The EFF calls the move “dangerous” and “abusive.”


Patrick Howell O'Neill

Internet Culture

Posted on Oct 13, 2014   Updated on May 30, 2021, 10:19 am CDT

Buying something like a video game console means you can easily play games on it, right?

Nintendo thinks it shouldn’t be that simple.

The company’s newest end-user license agreement (EULA) locks down the system—Nintendo emphasizes that it never sold the Wii U software to you, only licensed it—and refuses to let you use the system unless you click agree to everything Nintendo has in mind.

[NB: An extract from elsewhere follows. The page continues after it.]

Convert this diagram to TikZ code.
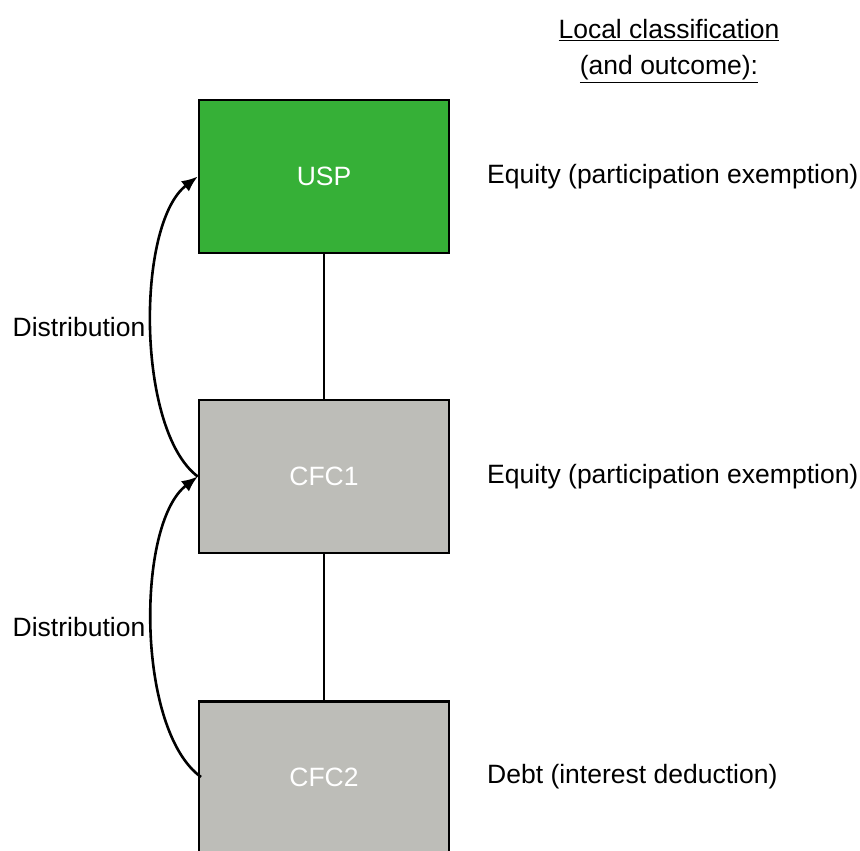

Unlike with previous Nintendo consoles and competing devices, there is no option except ‘Agree.’

The Electronic Frontier Foundation (EFF) called the move a “dangerous” and “abusive” part of a “trend [that] bodes ill for consumers.”

“I purchased this with good faith that Nintendo would not … try to lock down my system to the point where it would become unusable,” YouTube user AMurder0fCrows said in a video on the new agreement.

The new EULA says Nintendo can do anything it wants with the software “in whole or in part” without notifying Wii U owners and reserves the right to refuse access to the system unless you accept the changes (that, again, you might not even be aware of).

In short, Nintendo can do anything it wants to the Wii U you paid for and never tell you again.

As Murder0fCrows and the EFF critically point out, this is reminiscent of a PlayStation 3 update that removed the console’s ability to run custom software and Linux, a downgrade in functionality that could be refused by console owners.

If you don’t agree to a future Wii U update, you’re out of luck. You may just be locked out of your games, your data, and the social network you’ve become a part of.